Hailed as a “prodigiously talented percussionist” (Chicago Classical Review) Gregory Beyer is a contemporary music specialist with significant experience in orchestral, jazz, and world music who combines the multiple disciplines of 21st Century percussion into a singular artistic voice. He has given solo performances and masterclasses throughout the world.

For several decades, cellist Craig Hultgren has been a fixture on the scenes for new music, the newly creative arts, and the avant-garde. Recently leaving Birmingham after more than 30 years as a member of the Alabama Symphony, he now resides outside of Decorah, Iowa as the farmer-cellist. The New York Classical Review commented that he, "…played with impressive poise and sensitivity…" for Dorothy Hindman's recent chamber music retrospective at Carnegie Hall. Hultgren is featured in three solo CD recordings including The Electro-Acoustic Cello Book on Living Artist Recordings. He taught at the University of Alabama at Birmingham, the Alabama School of Fine Arts and Birmingham-Southern College where he directed the BSC New Music Ensemble.

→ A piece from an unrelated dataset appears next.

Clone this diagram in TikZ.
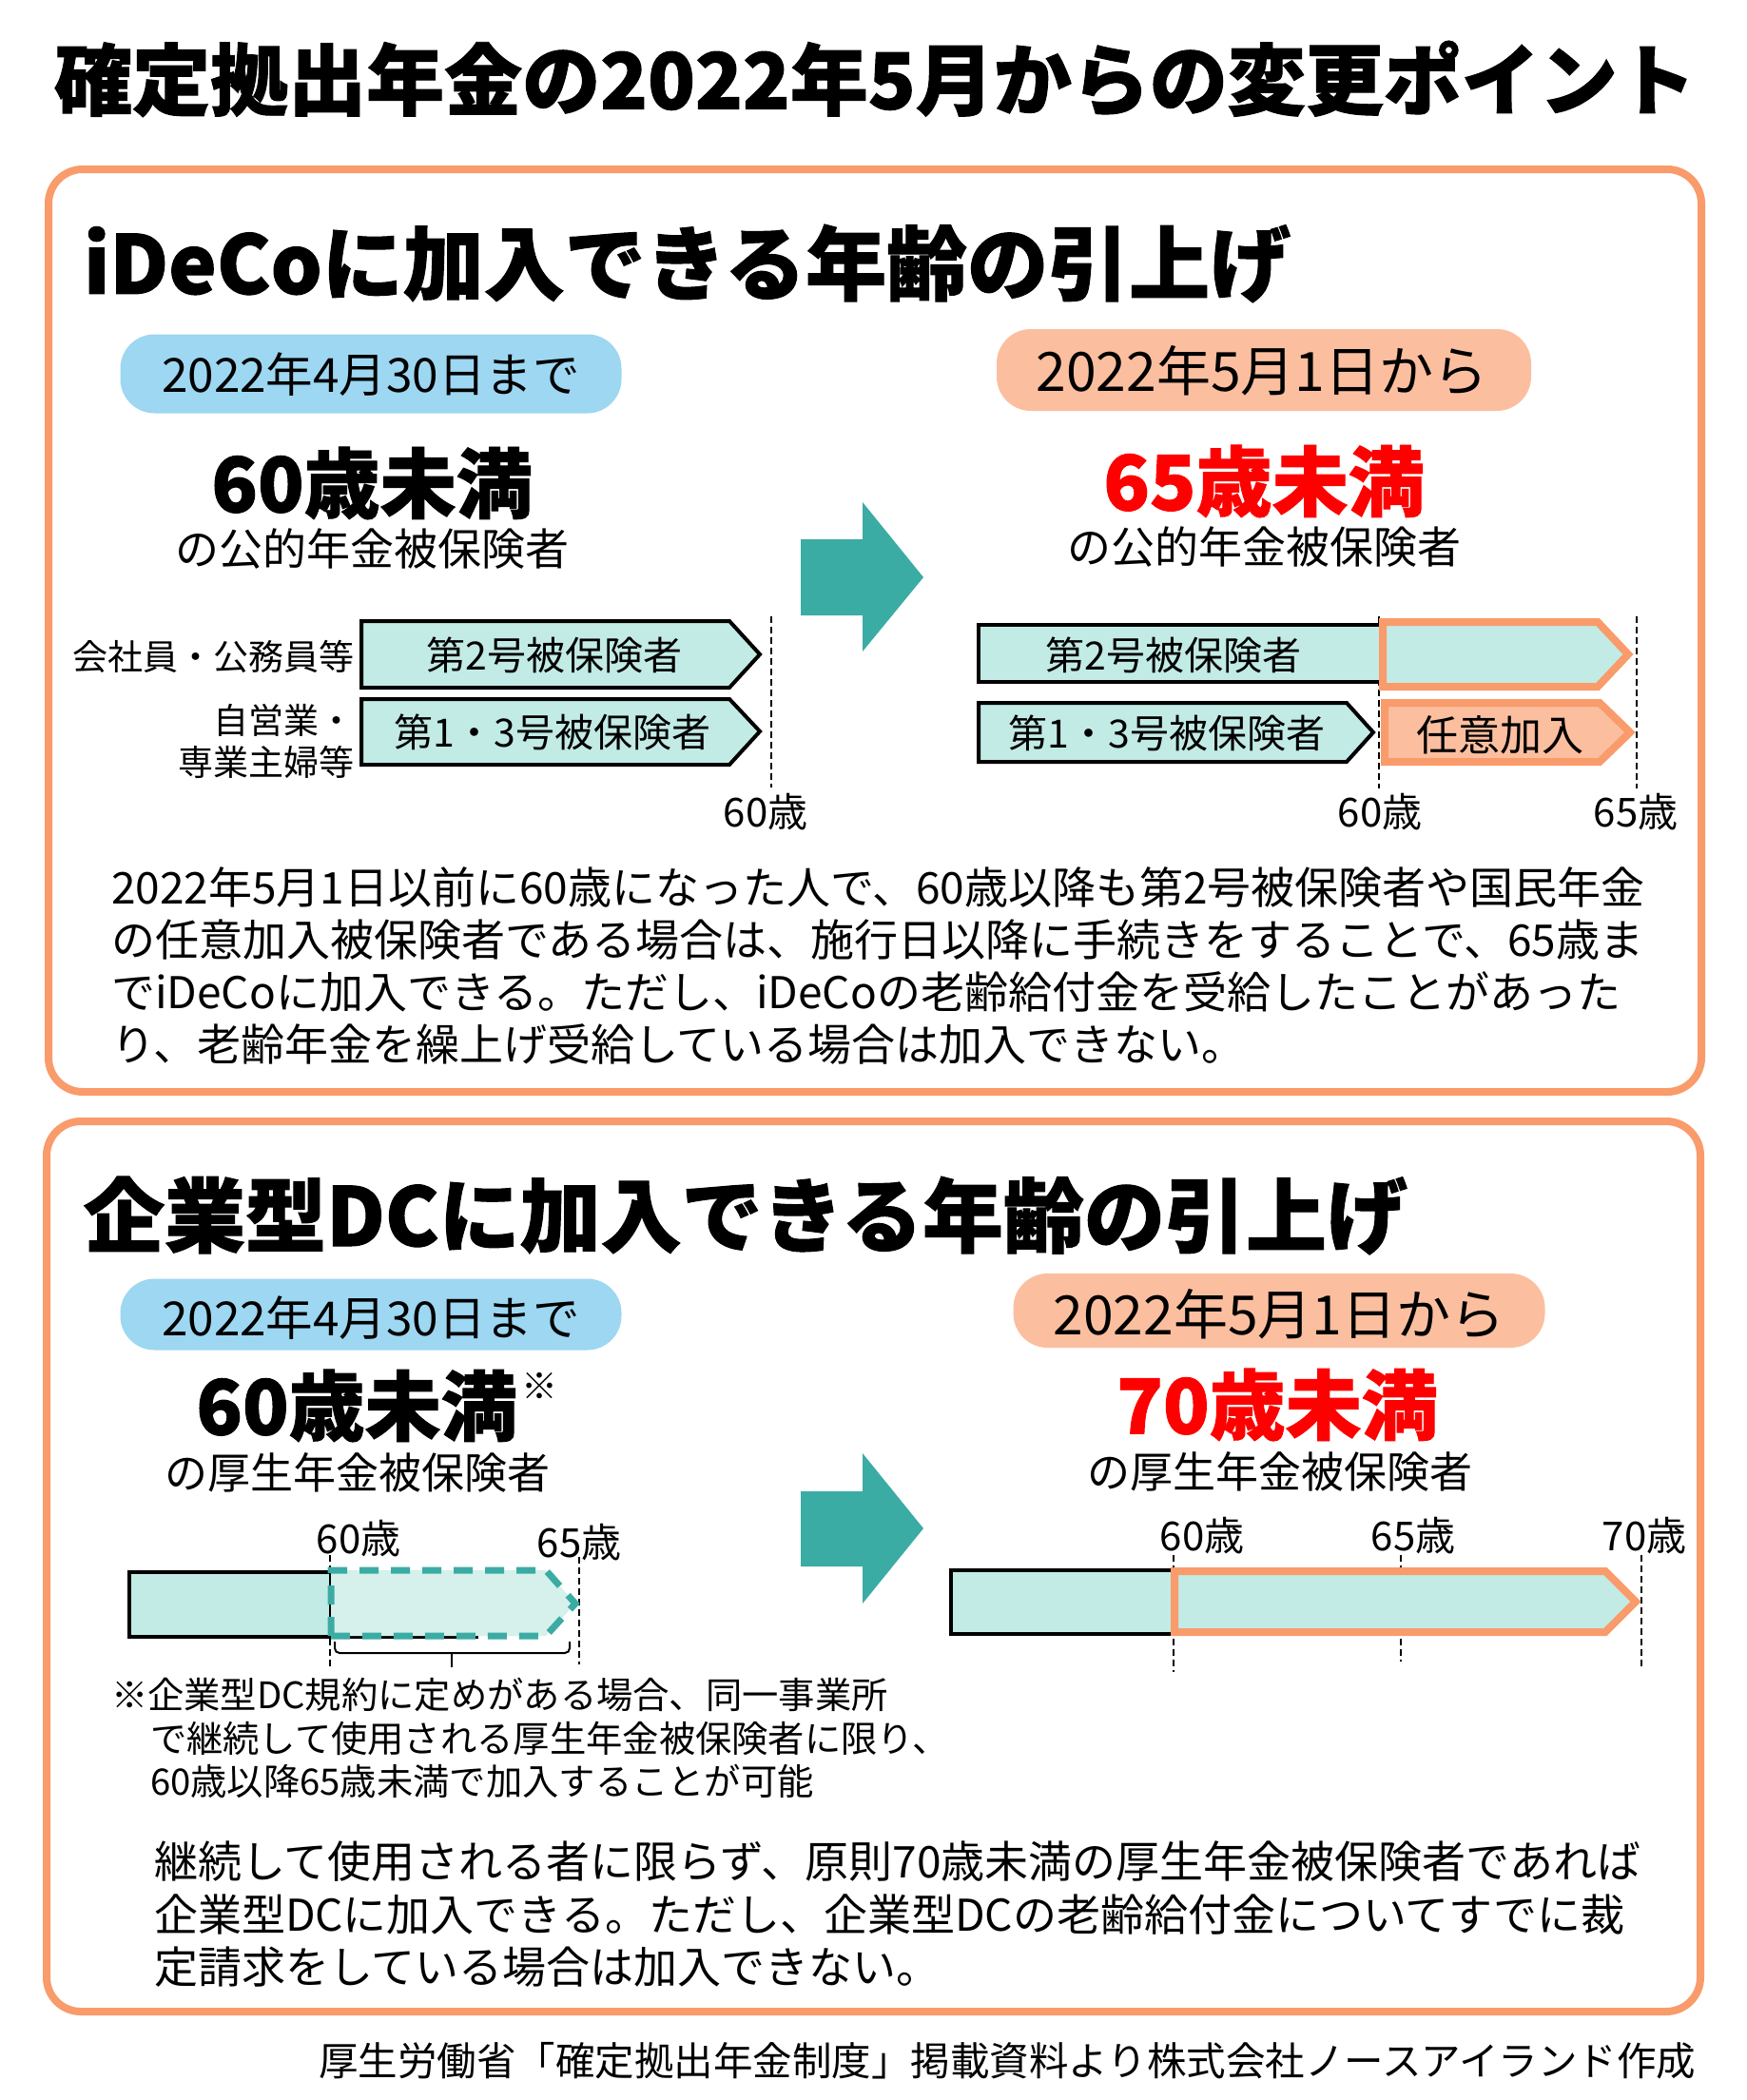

Guitarist Daniel Lippel, called an “exciting soloist” (New York Times), “precise and sensitive” (Boston Globe) and a "modern guitar polymath" (Guitar Review) enjoys a unique and diverse career that ranges through solo and chamber music performances, innovative commissioning and recording projects, and performances in diverse contexts. Lippel is the resident guitarist for two critically acclaimed new music groups: the International Contemporary Ensemble (ICE) since 2005 and new music quartet Flexible Music since 2003.